Rename AWS Glue Job Output File
Glue is an Amazon provided and managed ETL platform that uses the open source Apache Spark behind the back. When you write a DynamicFrame ton S3 using the write_dynamic_frame()
method, it will internally call the Spark methods to save the file. Since Spark uses the Hadoop File Format, we see the output files with the prefix part-00
in their name.
In a use case where you need to write the output of your ETL job to a single file with a custom name, you may fer the follwing code to rename the files from S3 using the boto3 APIs
BUCKET_NAME = <bucket-name>
PREFIX = <prefix-name>
datasource0 = glueContext.create_dynamic_frame.from_catalog(database="default", table_name="table_x")
dataF = datasource0.toDF().coalesce(1)
from awsglue.dynamicframe import DynamicFrame
DyF = DynamicFrame.fromDF(dataF, glueContext, "DyF")

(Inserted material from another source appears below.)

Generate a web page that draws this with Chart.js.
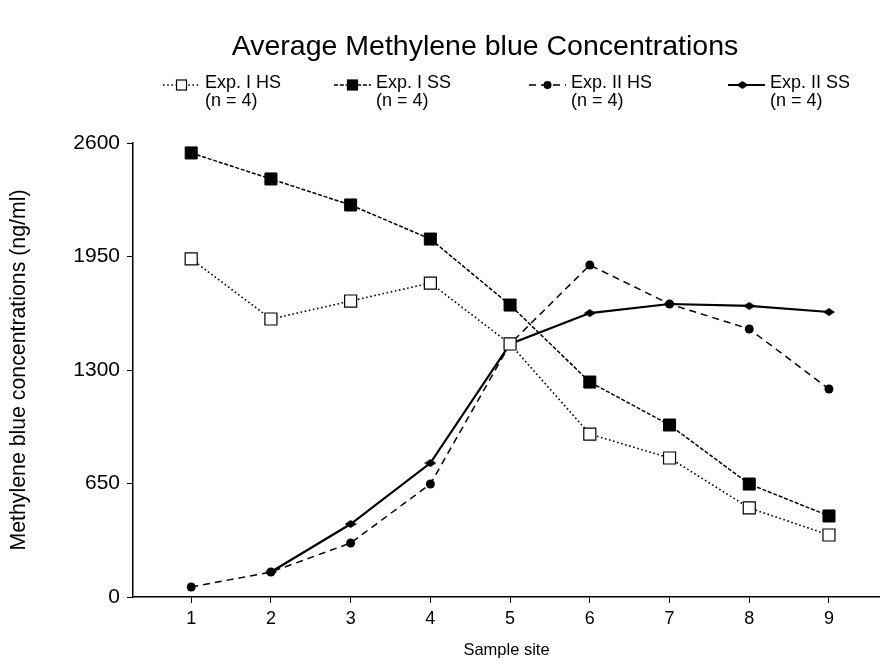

datasink2 = glueContext.write_dynamic_frame.from_options(frame = DyF, connection_type = "s3", connection_options = {"path": "s3://" + BUCKET_NAME + "/" + PREFIX}, format = "json", transformation_ctx = "datasink2")
import boto3
client = boto3.client('s3')
response = client.list_objects(
Bucket=BUCKET_NAME,
Prefix=PREFIX,
)
name = response["Contents"][0]["Key"]
client.copy_object(Bucket=BUCKET_NAME, CopySource=BUCKET_NAME+name, Key=PREFIX+"new_name")
client.delete_object(Bucket=BUCKET Key=name)